26.7.07

Hair Jewellery

Source: Forget Me Not; Geoffrey Batchen

My time at the British Library has been hugely inspiring. Almost every source has something that could be the beginning of a whole new project. One of the things that encouraged me to start drawing again after a long spell of conceptualising, was this image of a piece of Victorian memorial jewellery, with ‘Lizzie’ engraved on the back of the clasp. This particular example has a strap woven out of human hair. That got me started...

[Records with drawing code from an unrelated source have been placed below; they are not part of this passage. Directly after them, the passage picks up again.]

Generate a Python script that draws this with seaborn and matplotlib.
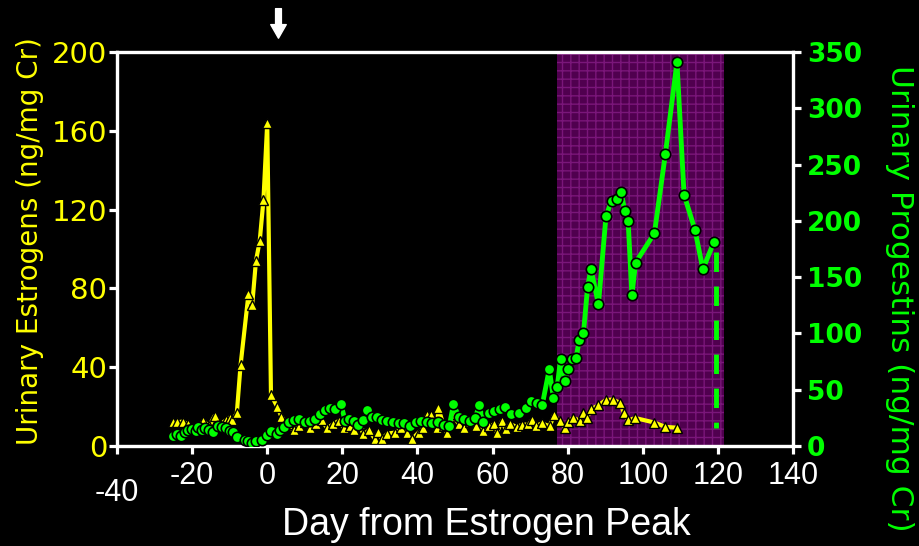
import matplotlib
matplotlib.use("Agg")
import matplotlib.pyplot as plt
import seaborn as sns
import pandas as pd
from matplotlib.transforms import ScaledTranslation

# ---------------- data ----------------
estro_day = [-25, -24, -22.5, -21, -20, -18.5, -17, -15.5, -14, -12.5, -11, -10, -9.3, -8.1,
             -7.1, -5, -4, -3, -2, -1, 0, 1, 2.7, 3.8, 5.5, 7, 8.5, 10, 11.5, 13, 14.5, 16,
             17.5, 19, 20.5, 22, 23, 24.6, 25.6, 27.2, 28.7, 29.6, 30.5, 32, 34, 35.5, 37.2,
             38.5, 40.3, 41.5, 42.5, 43.5, 45.2, 45.6, 47, 47.8, 49.6, 51, 52.5, 54, 55.5,
             57.5, 59, 60.4, 61.1, 62.5, 63.5, 64.7, 66.5, 67.8, 69.5, 70.5, 71.5, 73.1, 75.2,
             76.3, 78, 79.3, 80.2, 81.5, 83.2, 84.2, 85.2, 86.2, 88.2, 90.1, 92, 94, 95, 96.1,
             98, 103.1, 106, 109]
estro_val = [12, 12, 12.4, 11, 8, 9, 12.7, 10, 15.3, 11, 13, 14.4, 13, 16.6,
             41, 77, 71.6, 94, 104, 125, 164, 26, 19.8, 14.8, 11, 8, 10, 12, 9, 11, 13, 9,
             11, 12.7, 9, 10, 8, 11, 6, 8, 3.4, 7, 3.4, 6.3, 6.8, 9, 6.8,
             3.4, 6.8, 9, 15.5, 15.8, 9.3, 19.2, 10, 6.8, 16, 11, 9, 12, 10,
             7.6, 10, 11, 6.8, 12.7, 8.5, 11, 9.7, 10.7, 11, 13, 10, 11.5, 10,
             15.5, 12.8, 9, 12.3, 14.4, 12.7, 16.5, 14.4, 18.7, 20.6, 23.3, 23.6, 21.8, 16.8, 13,
             14.2, 11.9, 9.7, 9.3]

prog_day = [-25, -24, -23, -22, -21, -20, -19, -18.5, -17.5, -16.5, -15.5, -14.5, -13, -12,
            -11, -10, -9, -8, -6, -5, -4, -3, -1.5, 0, 1, 2.5, 3.5, 4.5, 5.7, 7, 8.5, 10,
            11.5, 12.8, 14, 15.4, 16.8, 18, 19.6, 20.8, 21.7, 23, 24.3, 25.6, 26.7, 28, 29.3,
            30.5, 32, 33.5, 35, 36.5, 38, 39.5, 41, 42.5, 44, 45.5, 47, 48.5, 49.6, 51, 52.5,
            54, 55.4, 56.5, 57.4, 59, 60.5, 62, 63.3, 65, 67, 69, 70.3, 71.8, 73.2, 75.1,
            76.2, 77.2, 78.1, 79.2, 80.2, 81.2, 82.2, 83.1, 84.2, 85.3, 86.2, 88.2, 90.2,
            91.7, 93.1, 94.2, 95.2, 96.1, 97.1, 98.1, 103.1, 106, 109.1, 111, 113.9, 116, 118.9]
prog_val = [9, 11, 9, 12, 14, 15, 13, 17, 14, 16, 14, 12, 18, 17,
            16, 13, 12, 8, 5, 4, 3, 4, 5, 10, 13, 11, 14, 17, 21, 23, 24, 21,
            22, 24, 28, 32, 34, 33, 37, 22, 24, 22, 19, 23, 32, 26, 26,
            23, 22, 21, 20, 20, 18, 21, 22, 21, 20, 21, 19, 18, 37, 26, 24,
            22, 25, 36.5, 21, 29, 31, 33, 35, 28, 29, 34, 40, 38, 36, 68,
            43, 52, 77, 58, 68, 77, 78, 94, 100, 141, 157, 126, 204,
            218, 219, 226, 209, 200, 134, 163, 189, 259, 341, 223, 192, 157, 181]

dash_day = [119.5, 119.5]
dash_val = [172, 16]

shade_start, shade_end = 77.2, 121.5
arrow_day = 3

x_ticks = [-40, -20, 0, 20, 40, 60, 80, 100, 120, 140]
left_ticks = [0, 40, 80, 120, 160, 200]
right_ticks = [0, 50, 100, 150, 200, 250, 300, 350]

YELLOW = "#FFFF00"
GREEN = "#00FF00"

# ---------------- style ----------------
sns.set_theme(style="dark")
plt.rcParams.update({
    "figure.facecolor": "black",
    "axes.facecolor": "black",
    "axes.grid": False,
    "hatch.linewidth": 1.0,
})

fig = plt.figure(figsize=(9.19, 5.46), dpi=100)
ax = fig.add_axes([117 / 919, 1 - 446 / 546, (793 - 117) / 919, (446 - 52) / 546])
ax2 = ax.twinx()

# shaded luteal region
ax.axvspan(shade_start, shade_end, facecolor="#50004f", edgecolor="#7a167a",
           hatch="++", linewidth=0, zorder=0)

est_df = pd.DataFrame({"day": estro_day, "val": estro_val})
pro_df = pd.DataFrame({"day": prog_day, "val": prog_val})

sns.lineplot(data=est_df, x="day", y="val", ax=ax, color=YELLOW, linewidth=3,
             marker="^", markersize=7, markeredgecolor="black", markeredgewidth=1,
             sort=False, estimator=None, zorder=3)
sns.lineplot(data=pro_df, x="day", y="val", ax=ax2, color=GREEN, linewidth=3.5,
             marker="o", markersize=7.5, markeredgecolor="black", markeredgewidth=1.2,
             sort=False, estimator=None, zorder=3)
ax2.plot(dash_day, dash_val, color=GREEN, linewidth=3.5, dashes=(4, 3))

ax.set_xlim(-40, 140)
ax.set_ylim(0, 200)
ax2.set_ylim(0, 350)
ax.set_xticks(x_ticks)
ax.set_xticklabels([str(v) for v in x_ticks])
ax.set_yticks(left_ticks)
ax.set_yticklabels([str(v) for v in left_ticks])
ax2.set_yticks(right_ticks)
ax2.set_yticklabels([str(v) for v in right_ticks])

for a in (ax, ax2):
    for s in a.spines.values():
        s.set_color("white")
        s.set_linewidth(2.3)
        s.set_visible(True)

ax.tick_params(axis="x", colors="white", direction="out", length=6, width=2.3, pad=5,
               bottom=True)
ax.tick_params(axis="y", colors="white", direction="out", length=6, width=2.3, pad=1,
               left=True)
ax2.tick_params(axis="y", colors="white", direction="out", length=6, width=2.3, pad=4,
                right=True)

for lab in ax.get_xticklabels():
    lab.set_fontfamily("Liberation Sans")
    lab.set_fontsize(22)
    lab.set_color("white")
for lab in ax.get_yticklabels():
    lab.set_fontfamily("DejaVu Sans")
    lab.set_fontsize(21)
    lab.set_color(YELLOW)
for lab in ax2.get_yticklabels():
    lab.set_fontfamily("DejaVu Sans")
    lab.set_fontweight("bold")
    lab.set_fontsize(19)
    lab.set_color(GREEN)

# the "-40" label sits lower in the original
first = ax.xaxis.get_major_ticks()[0].label1
first.set_transform(first.get_transform() + ScaledTranslation(0.0, -0.17, fig.dpi_scale_trans))

ax.set_xlabel("Day from Estrogen Peak", fontfamily="Liberation Sans", fontsize=27, color="white")
ax.xaxis.set_label_coords(0.546, -0.20)
ax.xaxis.label.set_va("center")

ax.set_ylabel("Urinary Estrogens (ng/mg Cr)", fontfamily="DejaVu Sans", fontsize=20, color=YELLOW)
ax.yaxis.set_label_coords(-0.129, 0.52)
ax.yaxis.label.set_va("center")
ax.yaxis.label.set_rotation_mode("anchor")

ax2.set_ylabel("Urinary Progestins (ng/mg Cr)", fontfamily="DejaVu Sans", fontsize=22.5,
               color=GREEN, rotation=-90)
ax2.yaxis.set_label_coords(1.157, 0.375)
ax2.yaxis.label.set_va("center")
ax2.yaxis.label.set_ha("center")
ax2.yaxis.label.set_rotation_mode("anchor")

ax.annotate("", xy=(arrow_day, 1.035), xytext=(arrow_day, 1.11),
            xycoords=("data", "axes fraction"), textcoords=("data", "axes fraction"),
            arrowprops=dict(arrowstyle="simple,head_length=0.7,head_width=0.8,tail_width=0.3",
                            color="white", mutation_scale=14, shrinkA=0, shrinkB=0),
            annotation_clip=False)

fig.savefig("out.png", dpi=100, facecolor="black")
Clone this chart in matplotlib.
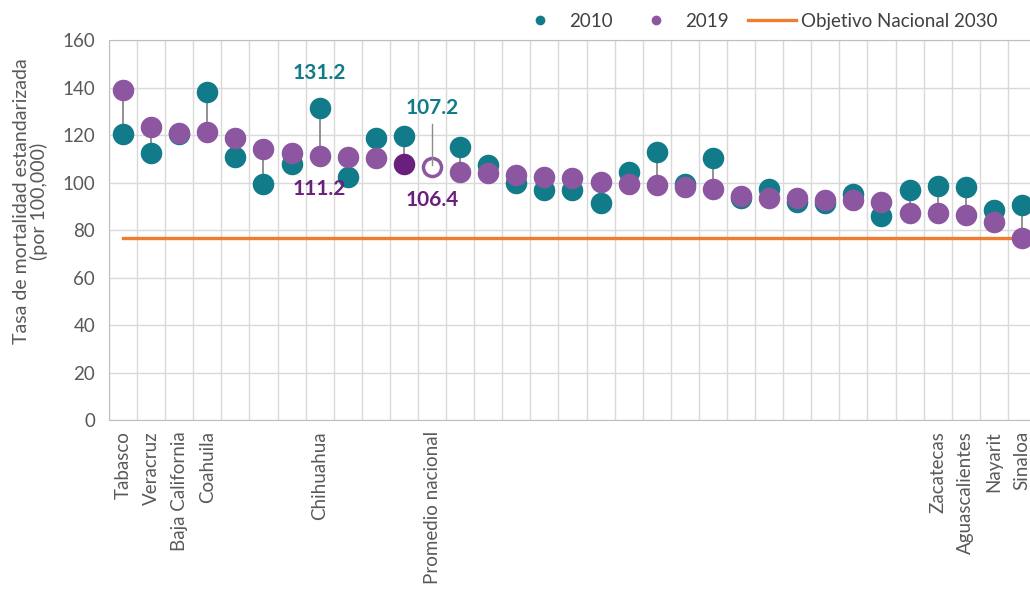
import numpy as np
import matplotlib
matplotlib.use("Agg")
import matplotlib.pyplot as plt
from matplotlib.lines import Line2D

plt.rcParams['font.family'] = ['Lato', 'DejaVu Sans']

# datos: tasa de mortalidad estandarizada (por 100,000)
labels = ['Tabasco', 'Veracruz', 'Baja California', 'Coahuila', '', '', '', 'Chihuahua',
          '', '', '', 'Promedio nacional', '', '', '', '', '', '', '', '', '', '', '', '',
          '', '', '', '', '', 'Zacatecas', 'Aguascalientes', 'Nayarit', 'Sinaloa']
v2010 = [120.4, 112.5, 120.4, 138.2, 110.9, 99.4, 107.8, 131.2, 102.4, 118.6, 119.6, 107.2,
         115.1, 107.4, 99.9, 96.8, 96.8, 91.5, 104.6, 113.0, 99.4, 110.2, 93.3, 97.5,
         91.9, 91.2, 95.0, 85.9, 96.8, 98.5, 98.2, 88.4, 90.5]
v2019 = [138.9, 123.5, 121.0, 121.4, 118.6, 114.0, 112.3, 111.2, 110.9, 110.2, 107.8, 106.4,
         104.5, 103.9, 103.2, 102.5, 101.8, 100.4, 99.6, 98.9, 98.0, 97.5, 94.3, 93.3,
         93.3, 92.6, 92.6, 91.9, 87.3, 87.0, 86.3, 83.5, 76.5]
objetivo = 76.5
idx_nacional = 11
idx_oscuro = 10

teal = '#127b8a'
morado = '#8c56a0'
morado_osc = '#6a1f7c'
naranja = '#ee7d31'
gris = '#595959'
fs = 13.5

fig = plt.figure(figsize=(10.30, 6.04), dpi=100)
ax = fig.add_axes([0.1058, 0.3046, 0.9, 0.629])

x = np.arange(len(labels))
ax.set_xlim(-0.5, len(labels) - 0.5)
ax.set_ylim(0, 160)

# lineas que unen 2010 y 2019
for i in x:
    if i == idx_nacional:
        continue
    ax.plot([i, i], [v2010[i], v2019[i]], color='#7f7f7f', lw=1.2, zorder=2)

# objetivo
ax.plot([0, len(labels) - 1], [objetivo, objetivo], color=naranja, lw=2.4, zorder=2.5)

estados = [i for i in x if i != idx_nacional]
ax.plot(estados, [v2010[i] for i in estados], 'o', color=teal, ms=15.5, mew=0, zorder=3)
normales = [i for i in estados if i != idx_oscuro]
ax.plot(normales, [v2019[i] for i in normales], 'o', color=morado, ms=15.5, mew=0, zorder=4)
ax.plot([idx_oscuro], [v2019[idx_oscuro]], 'o', color=morado_osc, ms=15.5, mew=0, zorder=4)

# promedio nacional
ax.plot([idx_nacional], [v2019[idx_nacional]], 'o', mfc='white', mec=morado, ms=13, mew=2.5, zorder=4)
ax.plot([idx_nacional, idx_nacional], [v2010[idx_nacional], 124.5], color='#8c8c8c', lw=1, zorder=5)
ax.text(idx_nacional, 131.4, f'{v2010[idx_nacional]:.1f}', color=teal, fontsize=15,
        fontweight='bold', ha='center', va='center')
ax.text(idx_nacional, 92.6, f'{v2019[idx_nacional]:.1f}', color=morado_osc, fontsize=15,
        fontweight='bold', ha='center', va='center')

# etiquetas de Chihuahua
ch = 7
ax.text(ch, 146, f'{v2010[ch]:.1f}', color=teal, fontsize=15, fontweight='bold',
        ha='center', va='center')
ax.text(ch, 97.3, f'{v2019[ch]:.1f}', color=morado_osc, fontsize=15, fontweight='bold',
        ha='center', va='center', zorder=6)

# cuadricula
ax.set_yticks(np.arange(0, 161, 20))
ax.set_xticks(x)
ax.set_xticklabels(labels, rotation=90, fontsize=fs, color=gris)
ax.set_xticks(np.arange(-0.5, len(labels), 1), minor=True)
ax.grid(which='minor', axis='x', color='#d9d9d9', lw=1)
ax.grid(which='major', axis='y', color='#d9d9d9', lw=1)
ax.set_axisbelow(True)
ax.tick_params(axis='x', which='both', length=0, pad=8)
ax.tick_params(axis='y', length=0, labelsize=fs, labelcolor=gris, pad=10)
for s in ax.spines.values():
    s.set_color('#bfbfbf')

ax.set_ylabel('Tasa de mortalidad estandarizada\n(por 100,000)', fontsize=14, color=gris,
              linespacing=1.0)
ax.yaxis.set_label_coords(-0.066, 0.575)

handles = [Line2D([], [], marker='o', ls='none', color=teal, ms=7, mew=0),
           Line2D([], [], marker='o', ls='none', color=morado, ms=7, mew=0),
           Line2D([], [], color=naranja, lw=2.4)]
fig.legend(handles, ['2010', '2019', 'Objetivo Nacional 2030'], ncol=3, frameon=False,
           loc='center right', bbox_to_anchor=(0.985, 0.965), fontsize=fs,
           handlelength=2.56, columnspacing=1.0, handletextpad=0.3,
           labelcolor='#404040')

fig.savefig('out.png', dpi=100)
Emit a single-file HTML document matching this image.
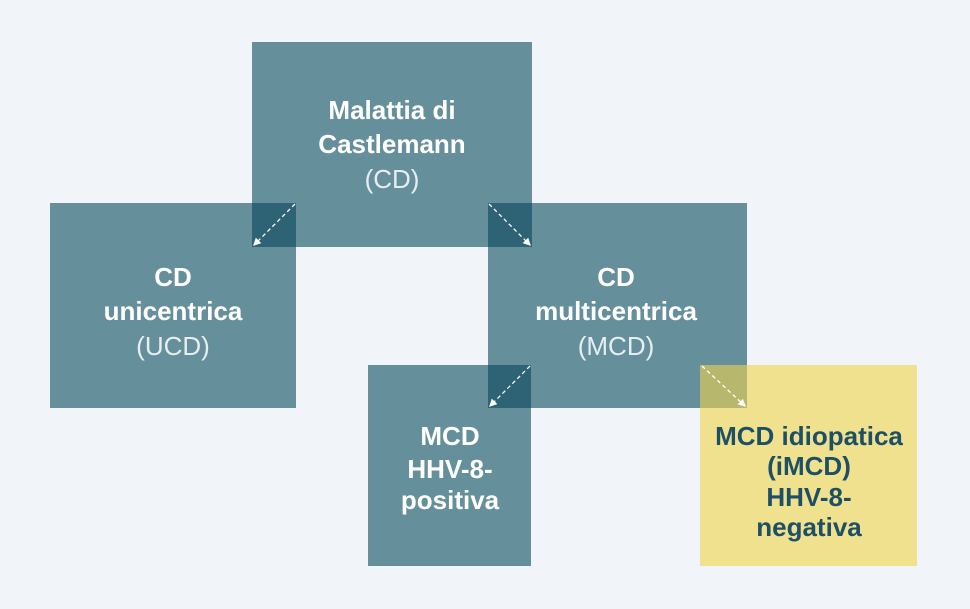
<!DOCTYPE html>
<html><head><style>
body{margin:0;background:#f1f5f9;}
svg{display:block}
text{font-family:"Liberation Sans",sans-serif;font-size:26px;text-anchor:middle}
.b{font-weight:bold;fill:#fff}
.l{fill:#e6eef1}
.y{font-weight:bold;fill:#1d4f66}
</style></head><body>
<svg width="970" height="609" viewBox="0 0 970 609">
<defs><marker id="a" markerWidth="6" markerHeight="6" refX="5" refY="3" orient="auto"><path d="M0,0 L6,3 L0,6 Z" fill="#fff"/></marker></defs>
<rect width="970" height="609" fill="#f1f5f9"/>
<rect x="252" y="42" width="280" height="205" fill="#668f9c"/>
<rect x="50" y="203" width="246" height="205" fill="#668f9c"/>
<rect x="488" y="203" width="259" height="205" fill="#668f9c"/>
<rect x="368" y="365" width="163" height="201" fill="#668f9c"/>
<rect x="700" y="365" width="217" height="201" fill="#efe18e"/>
<rect x="252" y="203" width="44" height="44" fill="#2e6275"/>
<rect x="488" y="203" width="44" height="44" fill="#2e6275"/>
<rect x="488" y="365" width="43" height="43" fill="#2e6275"/>
<rect x="700" y="365" width="47" height="43" fill="#b7b76d"/>
<g stroke="#fff" stroke-width="1.3" stroke-dasharray="4,3" marker-end="url(#a)">
<line x1="295" y1="204" x2="254" y2="245"/>
<line x1="489" y1="204" x2="530" y2="245"/>
<line x1="530" y1="366" x2="490" y2="406"/>
<line x1="702" y1="366" x2="745" y2="406"/>
</g>
<text class="b" x="392" y="119">Malattia di</text>
<text class="b" x="392" y="153">Castlemann</text>
<text class="l" x="392" y="188">(CD)</text>
<text class="b" x="173" y="286">CD</text>
<text class="b" x="173" y="320">unicentrica</text>
<text class="l" x="173" y="355">(UCD)</text>
<text class="b" x="616" y="286">CD</text>
<text class="b" x="616" y="320">multicentrica</text>
<text class="l" x="616" y="355">(MCD)</text>
<text class="b" x="450" y="445">MCD</text>
<text class="b" x="450" y="478">HHV-8-</text>
<text class="b" x="450" y="509">positiva</text>
<text class="y" x="809" y="445">MCD idiopatica</text>
<text class="y" x="809" y="475">(iMCD)</text>
<text class="y" x="809" y="506">HHV-8-</text>
<text class="y" x="809" y="536">negativa</text>
</svg>
</body></html>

And then I saw the real thing in the Manuscripts section of the Library. Two bracelets belonging to a member of the Trollope family, possibly Fanny, were enclosed in a box, alongside other containers holding a painted miniature, a watch and several private letters.

In the case of both bracelets, the clasps are made of metal and are the part that gives the jewellery weight. The straps, made of intricately braided hair, appear like very fine metal thread. It's the lightness and elasticity of the strap, and a few rogue hairs that have freed themselves that reveal that it is hair.

See one of the pen and ink results below.

Elf Lock © Lizzie Ridout

The drawing was named after the old belief that tangled hair was deliberately knotted by Queen Mab and her elves and would bring the wearer bad luck. As a result 'bed head' was then known as 'elf locks'.